To contrast the more recognisably indie sounds, there’s a stirringly confrontational energy shot through the album, kicked off by feminist post-punks M(h)aol and their short, punchy contribution ‘Jack Douglas’. This energy is carried through by Jinx Lennon and his schizophrenic folk rap, which sounds more relevant than ever when paired with the outlandish glitching noise of fellow Dundalker BABY NITS on ‘Fred Perry Far Right’, and reaches its peak with pounding industrial noise of Documenta’s ‘Feel Good About Yourself’ which lands just before the album enters its final quarter.

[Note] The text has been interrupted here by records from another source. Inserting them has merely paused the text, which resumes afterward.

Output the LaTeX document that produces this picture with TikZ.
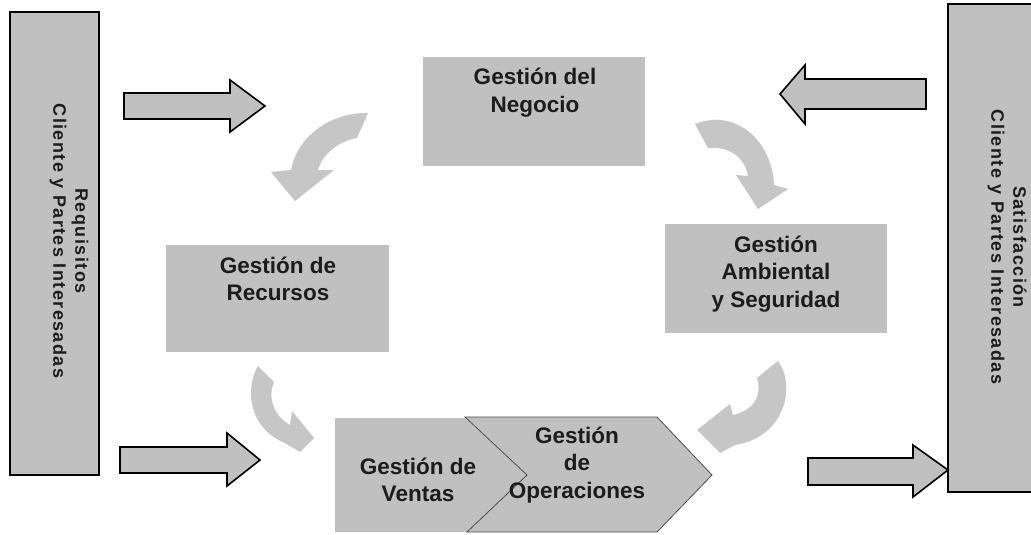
\documentclass[tikz,border=0pt]{standalone}
\usepackage{fontspec}
\setmainfont{Liberation Sans}
\definecolor{boxgray}{RGB}{192,192,192}
\definecolor{arrowgray}{RGB}{198,198,198}
\definecolor{txt}{RGB}{28,28,28}
\begin{document}
\begin{tikzpicture}[x=1pt,y=-1pt,
  boxnode/.style={fill=boxgray, draw=none, inner sep=0pt},
  barnode/.style={fill=boxgray, draw=black, line width=1.8pt, inner sep=0pt},
  blockarrow/.style={fill=boxgray, draw=black, line width=1.6pt, line join=miter},
  curvearrow/.style={fill=arrowgray, draw=none},
  chevron/.style={fill=boxgray, draw=black!70, line width=0.8pt, line join=miter},
  lbl/.style={font=\fontsize{22.5}{27.5}\selectfont\bfseries, text=txt, align=center, inner sep=0pt},
  sidelbl/.style={font=\fontsize{18}{22}\selectfont\bfseries\addfontfeature{LetterSpace=8}, text=txt, align=center, inner sep=0pt, rotate=-90},
]
\useasboundingbox (0,0) rectangle (1031,535);
\clip (0,0) rectangle (1031,535);
\fill[white] (0,0) rectangle (1031,535);

% side bars
\node[barnode, minimum width=89pt, minimum height=463pt] (reqbar) at (54.5,243.5) {};
\node[sidelbl] (reqtxt) at (69,241) {Requisitos\\Cliente y Partes Interesadas};
\node[barnode, minimum width=92pt, minimum height=488pt] (satbar) at (994,248) {};
\node[sidelbl] (sattxt) at (1007,247) {Satisfacción\\Cliente y Partes Interesadas};

% straight block arrows
\draw[blockarrow] (124,93) -- (230,93) -- (230,80) -- (265,106) -- (230,132) -- (230,119) -- (124,119) -- cycle;
\draw[blockarrow] (120,447) -- (227,447) -- (227,433) -- (260,460) -- (227,486) -- (227,473) -- (120,473) -- cycle;
\draw[blockarrow] (926,79) -- (805,79) -- (805,65) -- (780,94) -- (805,124) -- (805,109) -- (926,109) -- cycle;
\draw[blockarrow] (808,458) -- (913,458) -- (913,445) -- (948,470) -- (913,497) -- (913,485) -- (808,485) -- cycle;

% process boxes
\node[boxnode, minimum width=222pt, minimum height=109pt] (negocio) at (534,111.5) {};
\node[lbl] (negociotxt) at (535,92.5) {Gestión del\\Negocio};
\node[boxnode, minimum width=223pt, minimum height=107pt] (recursos) at (277.5,298.5) {};
\node[lbl] (recursostxt) at (278,279) {Gestión de\\Recursos};
\node[boxnode, minimum width=222pt, minimum height=109pt] (ambiental) at (776,278.5) {};
\node[lbl] (ambientaltxt) at (776,274) {Gestión\\Ambiental\\y Seguridad};

% chevrons
\fill[boxgray] (335,418) -- (465,418) -- (527,475) -- (467,532) -- (335,532) -- cycle;
\draw[chevron] (465,417) -- (657,417) -- (712,475) -- (657,532) -- (467,532) -- (527,475) -- cycle;
\node[lbl] (ventastxt) at (418,480) {Gestión de\\Ventas};
\node[lbl] (operacionestxt) at (577,465) {Gestión\\de\\Operaciones};

% curved arrows
\fill[curvearrow] (368,113) .. controls (335,112) and (298,133) .. (291,170) -- (271,172) -- (295,201) -- (334,170) -- (318,170) .. controls (322,155) and (338,141) .. (357,138) -- cycle;
\fill[curvearrow] (695,124) .. controls (735,108) and (772,140) .. (774,185) -- (788,189) -- (758,209) -- (736,175) -- (748,176) .. controls (745,158) and (730,146) .. (708,148) -- cycle;
\fill[curvearrow] (258,366) .. controls (246,385) and (246,427) .. (285,443) -- (300,452) -- (314,438) -- (292,411) -- (290,425) .. controls (272,415) and (268,395) .. (274,382) -- cycle;
\fill[curvearrow] (778,361) .. controls (796,385) and (786,437) .. (735,445) -- (720,453) -- (697,430) -- (730,404) -- (733,415) .. controls (755,410) and (762,395) .. (757,378) -- cycle;
\end{tikzpicture}
\end{document}
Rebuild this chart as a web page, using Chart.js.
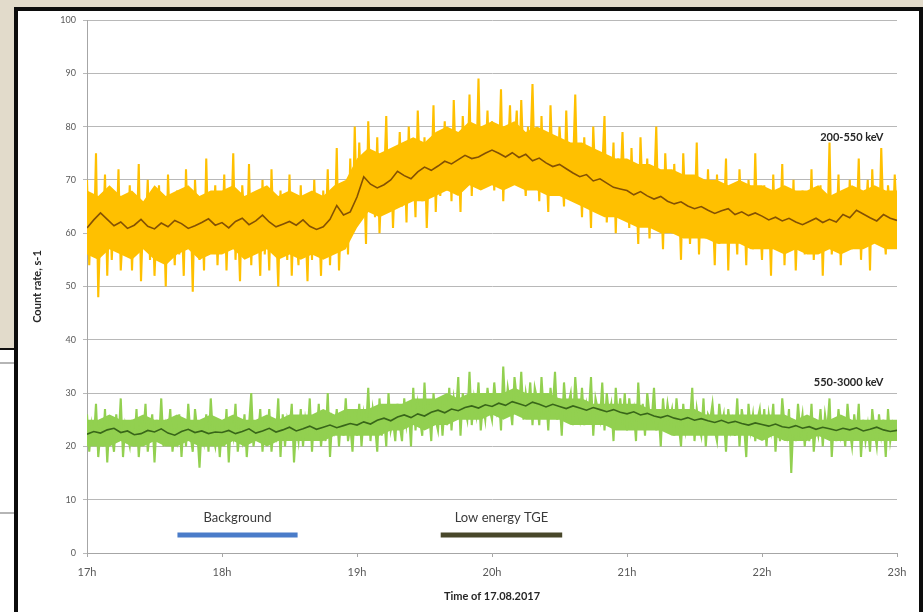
<!DOCTYPE html>
<html>
<head>
<meta charset="utf-8">
<script src="https://cdn.jsdelivr.net/npm/chart.js@4.4.1/dist/chart.umd.min.js"></script>
<style>
    html, body { margin: 0; padding: 0; }
    body { width: 923px; height: 612px; position: relative; overflow: hidden; background: #fff; }
    .stone-top { position: absolute; left: 0; top: 0; width: 923px; height: 8px; background: #e2dbcb; }
    .stone-left { position: absolute; left: 0; top: 0; width: 14px; height: 348px; background: #e2dbcb; border-bottom: 2px solid #111; }
    .slide-line { position: absolute; left: 0; width: 14px; height: 2px; background: #b5b5b5; }
    .panel { position: absolute; left: 14px; top: 7px; width: 901px; height: 640px; border: 4px solid #0c0c0c; border-bottom: none; background: #fff; }
    canvas { position: absolute; left: 0; top: 0; }
</style>
</head>
<body>
<div class="stone-top"></div>
<div class="stone-left"></div>
<div class="slide-line" style="top:362px"></div>
<div class="slide-line" style="top:512px"></div>
<div class="panel"></div>
<canvas id="tgeChart" width="923" height="612"></canvas>
<script>
// time axis in hours: raw samples every minute, running mean every 3 min, dense core band every 5 min
const startHour = 17,
      rawStep = 1 / 60,
      meanStep = 3 / 60,
      bandStep = 5 / 60;

// 200-550 keV, counts per second (17:00 .. 23:00)
const lowRaw = [
    70,54,66,57,75,48,63,59,71,52,68,55,64,58,72,53,61,67,56,69,
    53,66,58,73,51,64,60,70,55,67,52,62,69,57,65,50,71,59,63,54,
    68,56,64,52,72,58,66,49,70,61,55,67,53,74,57,63,59,69,54,65,
    58,71,53,66,60,75,55,64,51,69,62,57,73,54,67,59,63,52,70,56,
    65,53,72,58,62,50,68,57,64,55,71,52,66,60,54,69,56,63,51,67,
    55,70,57,64,52,68,59,72,54,66,58,76,53,65,61,69,56,74,60,80,
    62,77,66,72,58,81,67,74,63,78,60,71,69,82,64,75,61,73,68,79,
    65,76,62,80,68,74,63,83,70,66,78,61,73,69,84,64,77,67,72,81,
    68,79,66,85,71,77,64,82,74,70,86,67,80,72,89,69,78,73,83,70,
    81,68,77,72,87,66,79,74,84,69,76,83,70,85,73,67,80,75,88,71,
    78,66,82,70,75,64,84,71,77,67,80,73,65,83,69,76,72,86,68,74,
    63,78,67,73,61,80,69,75,64,72,82,62,71,66,77,60,74,68,79,65,
    72,61,76,64,70,58,78,66,63,74,59,71,67,80,62,69,57,75,65,70,
    60,73,63,68,55,75,64,70,58,67,62,77,56,69,65,59,72,61,66,54,
    71,58,66,62,74,53,68,60,65,56,72,61,67,54,70,63,57,75,59,64,
    55,69,61,66,52,71,58,64,60,73,54,67,62,57,70,53,65,59,68,56,
    66,58,72,55,64,61,69,52,67,59,77,56,63,60,71,54,65,62,58,70,
    57,68,61,74,55,66,63,70,53,72,60,65,58,76,62,56,69,64,59,71,
    62
];
const lowMean = [
    61.0,62.5,63.8,62.6,61.4,62.1,60.9,61.5,62.6,61.3,60.8,61.9,61.2,62.4,61.8,60.9,61.4,62.0,62.7,61.5,
    62.0,61.0,62.2,62.8,61.6,62.3,63.4,62.1,61.2,61.7,62.2,61.5,62.5,61.3,60.7,61.2,62.6,65.2,63.4,64.0,
    66.8,70.6,69.2,68.5,69.1,70.0,71.6,70.8,70.2,71.5,72.4,71.8,72.6,73.5,73.0,73.8,74.6,74.0,74.3,75.0,
    75.6,75.0,74.3,75.1,74.2,74.8,73.6,74.1,73.2,72.5,72.9,72.1,71.3,70.6,71.0,69.8,70.2,69.4,68.6,68.3,
    68.0,67.2,67.8,67.0,66.4,66.9,66.0,65.5,65.9,65.1,64.6,65.0,64.3,63.7,64.2,64.6,63.5,64.0,63.3,63.8,
    63.2,62.5,63.0,62.3,62.8,62.1,61.6,62.2,62.8,62.0,62.6,62.1,63.5,62.9,64.3,63.6,62.9,62.3,63.5,62.8,
    62.4
];
const lowBandTop = [
    68,67,69,67,68,66,69,67,68,69,67,68,
    68,69,67,68,69,67,68,67,68,67,69,70,
    74,76,75,76,77,78,77,79,80,79,81,80,
    81,80,81,79,80,79,78,77,77,76,75,74,
    74,73,73,72,72,71,71,70,70,69,70,69,
    69,68,69,68,68,69,67,68,69,68,69,68,
    68
];
const lowBandBottom = [
    56,55,57,56,55,57,55,54,56,57,55,56,
    56,57,55,56,57,55,56,55,56,55,56,57,
    61,64,63,64,65,66,66,67,68,67,69,68,
    69,68,69,68,68,67,67,66,65,64,63,63,
    62,61,61,60,60,59,59,59,58,58,58,57,
    57,57,56,57,56,56,57,56,57,57,58,57,
    57
];

// 550-3000 keV
const highRaw = [
    26,19,24,21,28,18,23,20,27,17,25,22,19,26,21,29,18,24,22,20,
    25,20,27,18,24,22,28,19,23,26,17,25,21,29,20,24,22,27,19,23,
    21,26,18,25,20,28,22,19,27,23,16,24,21,26,19,29,22,20,25,18,
    24,20,27,17,25,22,28,19,23,21,26,18,24,30,20,23,22,27,19,25,
    21,27,19,24,22,29,18,26,20,25,23,28,17,24,21,27,20,25,22,29,
    19,26,22,28,20,24,21,30,18,25,23,27,20,26,22,29,21,24,19,27,
    22,28,20,26,23,31,21,27,24,19,29,22,26,20,30,23,25,21,28,24,
    21,29,24,27,20,31,23,28,25,22,32,24,27,21,30,25,23,29,22,28,
    24,31,23,29,26,33,22,30,27,25,34,24,29,26,32,23,28,25,31,27,
    25,32,27,30,23,35,26,31,28,24,33,29,26,34,25,30,27,32,24,31,
    29,24,33,26,30,23,31,27,34,25,29,22,32,26,28,30,24,33,27,25,
    31,24,28,26,33,22,29,27,25,32,23,30,26,28,21,31,25,29,24,30,
    23,29,25,27,21,32,24,28,22,30,26,25,31,23,27,20,29,24,28,25,
    27,22,29,24,20,28,23,26,25,31,21,27,24,22,29,20,26,25,28,23,
    21,28,24,26,19,27,23,25,22,29,20,27,24,18,28,23,26,21,25,27,
    22,27,20,26,23,28,19,25,21,29,24,22,27,15,25,21,28,23,26,20,
    25,21,28,19,24,22,27,20,26,23,29,18,25,21,27,22,24,20,28,23,
    20,26,22,28,18,25,21,24,19,27,23,20,26,22,25,18,27,21,24,22,
    23
];
const highMean = [
    22.3,22.8,22.5,23.1,23.4,22.6,22.9,22.2,22.4,23.0,22.7,23.3,22.5,22.1,22.8,23.2,22.6,22.9,22.4,22.7,
    22.6,23.0,22.4,22.8,23.3,22.5,22.9,23.4,22.7,23.1,23.6,22.9,23.3,23.8,23.2,23.6,24.0,23.5,23.9,24.3,
    24.0,24.6,24.2,24.9,25.3,24.8,25.5,25.9,25.4,26.1,25.7,26.4,26.8,26.3,27.0,26.7,27.3,27.6,27.2,27.8,
    27.5,28.1,27.7,28.4,28.0,27.6,28.3,27.9,27.4,27.9,27.5,27.1,27.6,27.2,26.8,27.3,26.9,26.5,26.9,26.4,
    26.1,26.5,25.9,26.2,25.7,25.4,25.8,25.3,25.0,25.4,24.9,25.2,24.8,24.5,24.9,24.4,24.7,24.3,24.0,24.4,
    24.1,23.8,24.2,23.7,23.5,23.9,23.4,23.7,23.2,23.6,23.3,23.0,23.4,23.1,23.5,22.9,23.2,23.6,23.1,22.8,
    23.0
];
const highBandTop = [
    25,25,26,25,25,26,25,25,26,25,25,26,
    25,26,25,25,26,25,26,26,26,27,26,27,
    27,27,28,28,28,29,29,29,30,29,30,30,
    30,30,31,30,30,30,29,29,29,28,28,28,
    28,28,27,27,27,27,27,26,26,26,26,26,
    26,26,26,25,26,25,25,26,25,25,25,25,
    25
];
const highBandBottom = [
    20,20,20,21,20,20,21,20,20,21,20,20,
    20,21,20,21,20,21,21,21,21,21,22,22,
    22,22,22,23,23,24,23,24,24,25,25,25,
    26,25,26,25,25,25,25,24,24,24,24,23,
    23,23,23,23,22,22,22,22,22,22,22,22,
    21,22,21,21,21,22,21,21,21,21,21,21,
    21
];

// marked time intervals (hours) and the level they are drawn at
const intervalNames = ['Background', 'Low energy TGE'];
const intervalStart = [17.67, 19.62];
const intervalEnd = [18.56, 20.52];
const intervalLevel = 3.4;

const yTicks = [0, 10, 20, 30, 40, 50, 60, 70, 80, 90, 100];

function toPoints(values, step) {
    return values.map((v, i) => ({x: startHour + i * step, y: v}));
}

function intervalSet(ind, color) {
    return {
        data: [{x: intervalStart[ind], y: intervalLevel}, {x: intervalEnd[ind], y: intervalLevel}],
        borderColor: color,
        borderWidth: 5,
        pointRadius: 0,
        order: 0
    };
}

// text notes, placed through the scales
const notesPlugin = {
    id: 'notes',
    afterDatasetsDraw(chart) {
        const ctx = chart.ctx,
              x = chart.scales.x,
              y = chart.scales.y;
        ctx.save();
        ctx.textBaseline = 'middle';
        ctx.fillStyle = '#262626';
        ctx.font = 'bold 11px Lato, "Open Sans", sans-serif';
        ctx.textAlign = 'right';
        ctx.fillText('200-550 keV', x.getPixelForValue(22.9), y.getPixelForValue(78));
        ctx.fillText('550-3000 keV', x.getPixelForValue(22.9), y.getPixelForValue(32));
        ctx.font = '13px Lato, "Open Sans", sans-serif';
        ctx.fillStyle = '#3a3a3a';
        ctx.textAlign = 'center';
        intervalNames.forEach((name, i) => {
            const mid = (intervalStart[i] + intervalEnd[i]) / 2;
            ctx.fillText(name, x.getPixelForValue(mid), y.getPixelForValue(intervalLevel + 3.2));
        });
        ctx.restore();
    }
};

const gold = '#ffc000',
      lime = '#92d050';

new Chart(document.getElementById('tgeChart'), {
    type: 'line',
    data: {
        datasets: [
            {data: toPoints(lowMean, meanStep), borderColor: '#845103', borderWidth: 1.6, pointRadius: 0, order: 1},
            {data: toPoints(lowRaw, rawStep), borderColor: gold, backgroundColor: gold, fill: 0, borderWidth: 2.1, pointRadius: 0, order: 3},
            {data: toPoints(highMean, meanStep), borderColor: '#386619', borderWidth: 1.6, pointRadius: 0, order: 1},
            {data: toPoints(highRaw, rawStep), borderColor: lime, backgroundColor: lime, fill: 2, borderWidth: 2.1, pointRadius: 0, order: 3},
            intervalSet(0, '#4a7cc9'),
            intervalSet(1, '#48472a'),
            {data: toPoints(lowBandBottom, bandStep), borderWidth: 0, pointRadius: 0, order: 4},
            {data: toPoints(lowBandTop, bandStep), borderWidth: 0, pointRadius: 0, backgroundColor: gold, fill: 6, order: 4},
            {data: toPoints(highBandBottom, bandStep), borderWidth: 0, pointRadius: 0, order: 4},
            {data: toPoints(highBandTop, bandStep), borderWidth: 0, pointRadius: 0, backgroundColor: lime, fill: 8, order: 4}
        ]
    },
    options: {
        responsive: false,
        animation: false,
        events: [],
        layout: {padding: {left: 31, right: 26, top: 20, bottom: 0}},
        plugins: {legend: {display: false}, tooltip: {enabled: false}, filler: {propagate: false}},
        elements: {line: {tension: 0}},
        scales: {
            x: {
                type: 'linear',
                min: 17,
                max: 23,
                afterFit: scale => { scale.height = 59; },
                border: {color: '#a6a6a6'},
                grid: {drawOnChartArea: false, tickLength: 4, color: '#a6a6a6'},
                ticks: {
                    stepSize: 1,
                    padding: 9,
                    color: '#595959',
                    font: {family: 'Lato, "Open Sans", sans-serif', size: 11},
                    callback: v => v + 'h'
                },
                title: {
                    display: true,
                    text: 'Time of 17.08.2017',
                    color: '#262626',
                    padding: {top: 2, bottom: 9},
                    font: {family: 'Lato, "Open Sans", sans-serif', size: 11, weight: 'bold'}
                }
            },
            y: {
                min: 0,
                max: 100,
                afterFit: scale => { scale.width = 56; },
                afterBuildTicks: scale => { scale.ticks = yTicks.map(v => ({value: v})); },
                border: {color: '#a6a6a6'},
                grid: {color: '#b8b8b8', tickLength: 4},
                ticks: {
                    padding: 7,
                    color: '#595959',
                    font: {family: 'Lato, "Open Sans", sans-serif', size: 9}
                },
                title: {
                    display: true,
                    text: 'Count rate, s-1',
                    color: '#262626',
                    padding: 0,
                    font: {family: 'Lato, "Open Sans", sans-serif', size: 11, weight: 'bold'}
                }
            }
        }
    },
    plugins: [notesPlugin]
});
</script>
</body>
</html>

While the album seems to suggest that the guitar is still the primary instrument of the 2023 Irish indie landscape, there’s plenty of interesting electronic stuff happening too. The wistful and traditional plucking of strings is playfully transformed by a synth arpeggiator on Trá Pháidín’s ‘Na Láthaí Bándearga’ while ‘Hana’s House’ by icebar is a meditative slice of ambient electronica. The closing track, ‘Stay Away From My Window’ by MANTUA, is beautiful but in an abrasive kind of way, with Elaine Malone’s vocals slowly deteriorating into a grinding and reverberating fuzz.

A Litany of Failures: Volume IV is an eclectic triumph and a valuable reminder that even if you’re getting old and cynical and starting to feel like there’s nothing new under the musical sun, as Limerick’s Licehead reminds us in the chaotic trailer for this album, “there’s always fucking more.”